▶ _Given task_:
Drop every picture, then transcribe the remaining data exactly.

▶ _Given data_:
<<<<
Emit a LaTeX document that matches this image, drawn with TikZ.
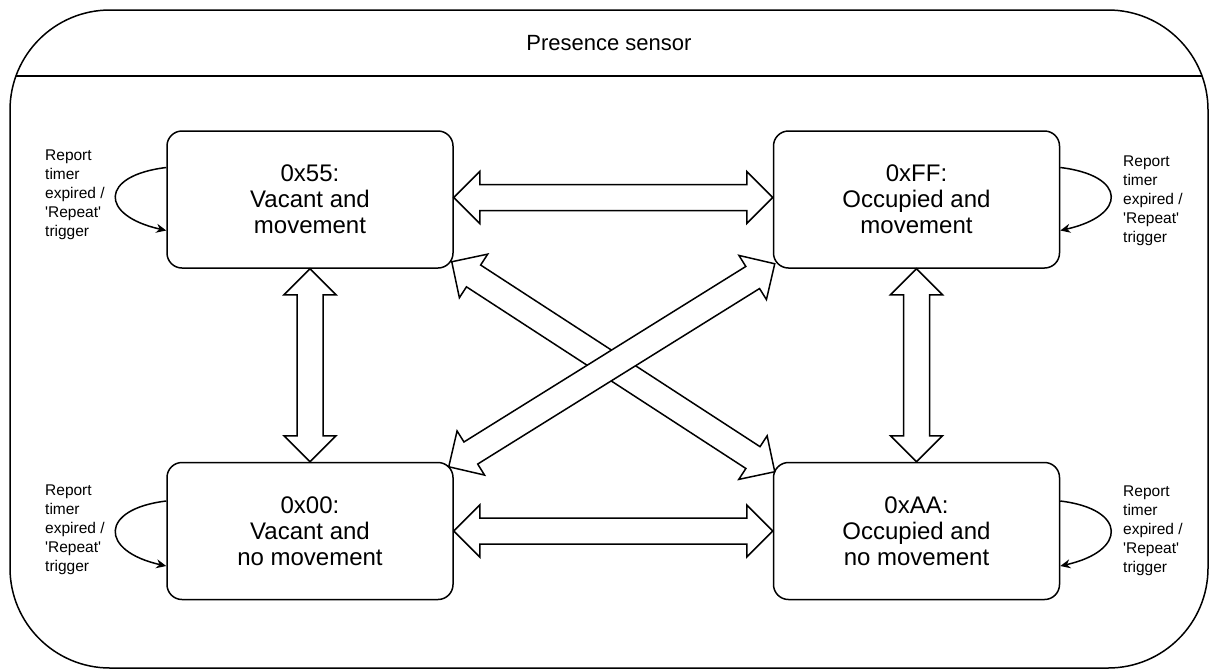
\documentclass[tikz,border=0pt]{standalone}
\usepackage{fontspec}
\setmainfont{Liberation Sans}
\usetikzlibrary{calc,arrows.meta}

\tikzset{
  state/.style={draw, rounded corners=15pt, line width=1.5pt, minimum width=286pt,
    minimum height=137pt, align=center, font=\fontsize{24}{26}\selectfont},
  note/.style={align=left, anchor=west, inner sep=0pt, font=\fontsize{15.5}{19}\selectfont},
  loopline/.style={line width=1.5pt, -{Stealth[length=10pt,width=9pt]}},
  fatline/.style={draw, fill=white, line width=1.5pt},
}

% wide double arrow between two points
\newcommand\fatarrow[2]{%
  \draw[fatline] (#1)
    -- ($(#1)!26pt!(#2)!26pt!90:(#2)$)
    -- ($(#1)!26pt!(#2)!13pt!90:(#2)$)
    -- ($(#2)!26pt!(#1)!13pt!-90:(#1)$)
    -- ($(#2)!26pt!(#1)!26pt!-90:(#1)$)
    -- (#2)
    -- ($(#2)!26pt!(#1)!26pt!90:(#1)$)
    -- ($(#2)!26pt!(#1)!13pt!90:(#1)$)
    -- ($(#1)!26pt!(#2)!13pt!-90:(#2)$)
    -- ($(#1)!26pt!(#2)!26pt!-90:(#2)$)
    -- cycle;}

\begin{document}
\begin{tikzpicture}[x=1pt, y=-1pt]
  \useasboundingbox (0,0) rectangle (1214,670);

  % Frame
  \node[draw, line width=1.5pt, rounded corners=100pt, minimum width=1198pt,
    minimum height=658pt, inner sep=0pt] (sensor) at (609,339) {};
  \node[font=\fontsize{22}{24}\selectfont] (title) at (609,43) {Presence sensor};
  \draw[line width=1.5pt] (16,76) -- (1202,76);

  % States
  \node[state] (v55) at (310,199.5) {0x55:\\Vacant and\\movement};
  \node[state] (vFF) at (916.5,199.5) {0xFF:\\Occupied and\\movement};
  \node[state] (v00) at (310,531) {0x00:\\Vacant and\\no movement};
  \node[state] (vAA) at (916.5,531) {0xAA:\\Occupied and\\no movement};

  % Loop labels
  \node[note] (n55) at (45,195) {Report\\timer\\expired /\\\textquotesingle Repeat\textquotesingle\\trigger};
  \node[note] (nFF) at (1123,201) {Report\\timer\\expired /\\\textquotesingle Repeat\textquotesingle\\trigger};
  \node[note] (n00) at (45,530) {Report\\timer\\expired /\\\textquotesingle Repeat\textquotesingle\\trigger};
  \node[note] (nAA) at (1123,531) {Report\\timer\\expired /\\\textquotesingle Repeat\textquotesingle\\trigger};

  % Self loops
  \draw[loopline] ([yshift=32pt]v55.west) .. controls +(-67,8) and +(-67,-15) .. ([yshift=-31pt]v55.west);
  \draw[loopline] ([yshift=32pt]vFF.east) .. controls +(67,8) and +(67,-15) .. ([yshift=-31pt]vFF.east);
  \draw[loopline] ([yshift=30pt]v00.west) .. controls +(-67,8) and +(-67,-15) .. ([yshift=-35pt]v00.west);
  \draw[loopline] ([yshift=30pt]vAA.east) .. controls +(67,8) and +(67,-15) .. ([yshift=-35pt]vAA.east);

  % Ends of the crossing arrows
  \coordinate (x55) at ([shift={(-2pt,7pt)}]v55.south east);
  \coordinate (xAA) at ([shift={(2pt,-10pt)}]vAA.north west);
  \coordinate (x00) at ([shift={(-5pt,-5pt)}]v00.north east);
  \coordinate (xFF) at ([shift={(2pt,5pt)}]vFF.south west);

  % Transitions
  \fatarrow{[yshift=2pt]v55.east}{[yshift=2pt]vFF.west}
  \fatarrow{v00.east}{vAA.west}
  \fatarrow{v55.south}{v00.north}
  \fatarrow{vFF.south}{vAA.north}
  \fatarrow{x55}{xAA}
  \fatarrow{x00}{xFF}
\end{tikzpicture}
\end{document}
>>>>
▶ _The solution_:
Emit a LaTeX document that matches this image, drawn with TikZ.
\documentclass[tikz,border=0pt]{standalone}
\usepackage{fontspec}
\setmainfont{Liberation Sans}
\usetikzlibrary{calc,arrows.meta}

\tikzset{
  state/.style={draw, rounded corners=15pt, line width=1.5pt, minimum width=286pt,
    minimum height=137pt, align=center, font=\fontsize{24}{26}\selectfont},
  note/.style={align=left, anchor=west, inner sep=0pt, font=\fontsize{15.5}{19}\selectfont},
  loopline/.style={line width=1.5pt, -{Stealth[length=10pt,width=9pt]}},
  fatline/.style={draw, fill=white, line width=1.5pt},
}

% wide double arrow between two points
\newcommand\fatarrow[2]{%
  \draw[fatline] (#1)
    -- ($(#1)!26pt!(#2)!26pt!90:(#2)$)
    -- ($(#1)!26pt!(#2)!13pt!90:(#2)$)
    -- ($(#2)!26pt!(#1)!13pt!-90:(#1)$)
    -- ($(#2)!26pt!(#1)!26pt!-90:(#1)$)
    -- (#2)
    -- ($(#2)!26pt!(#1)!26pt!90:(#1)$)
    -- ($(#2)!26pt!(#1)!13pt!90:(#1)$)
    -- ($(#1)!26pt!(#2)!13pt!-90:(#2)$)
    -- ($(#1)!26pt!(#2)!26pt!-90:(#2)$)
    -- cycle;}

\begin{document}
\begin{tikzpicture}[x=1pt, y=-1pt]
  \useasboundingbox (0,0) rectangle (1214,670);

  % Frame
  \node[draw, line width=1.5pt, rounded corners=100pt, minimum width=1198pt,
    minimum height=658pt, inner sep=0pt] (sensor) at (609,339) {};
  \node[font=\fontsize{22}{24}\selectfont] (title) at (609,43) {Presence sensor};
  \draw[line width=1.5pt] (16,76) -- (1202,76);

  % States
  \node[state] (v55) at (310,199.5) {0x55:\\Vacant and\\movement};
  \node[state] (vFF) at (916.5,199.5) {0xFF:\\Occupied and\\movement};
  \node[state] (v00) at (310,531) {0x00:\\Vacant and\\no movement};
  \node[state] (vAA) at (916.5,531) {0xAA:\\Occupied and\\no movement};

  % Loop labels
  \node[note] (n55) at (45,195) {Report\\timer\\expired /\\\textquotesingle Repeat\textquotesingle\\trigger};
  \node[note] (nFF) at (1123,201) {Report\\timer\\expired /\\\textquotesingle Repeat\textquotesingle\\trigger};
  \node[note] (n00) at (45,530) {Report\\timer\\expired /\\\textquotesingle Repeat\textquotesingle\\trigger};
  \node[note] (nAA) at (1123,531) {Report\\timer\\expired /\\\textquotesingle Repeat\textquotesingle\\trigger};

  % Self loops
  \draw[loopline] ([yshift=32pt]v55.west) .. controls +(-67,8) and +(-67,-15) .. ([yshift=-31pt]v55.west);
  \draw[loopline] ([yshift=32pt]vFF.east) .. controls +(67,8) and +(67,-15) .. ([yshift=-31pt]vFF.east);
  \draw[loopline] ([yshift=30pt]v00.west) .. controls +(-67,8) and +(-67,-15) .. ([yshift=-35pt]v00.west);
  \draw[loopline] ([yshift=30pt]vAA.east) .. controls +(67,8) and +(67,-15) .. ([yshift=-35pt]vAA.east);

  % Ends of the crossing arrows
  \coordinate (x55) at ([shift={(-2pt,7pt)}]v55.south east);
  \coordinate (xAA) at ([shift={(2pt,-10pt)}]vAA.north west);
  \coordinate (x00) at ([shift={(-5pt,-5pt)}]v00.north east);
  \coordinate (xFF) at ([shift={(2pt,5pt)}]vFF.south west);

  % Transitions
  \fatarrow{[yshift=2pt]v55.east}{[yshift=2pt]vFF.west}
  \fatarrow{v00.east}{vAA.west}
  \fatarrow{v55.south}{v00.north}
  \fatarrow{vFF.south}{vAA.north}
  \fatarrow{x55}{xAA}
  \fatarrow{x00}{xFF}
\end{tikzpicture}
\end{document}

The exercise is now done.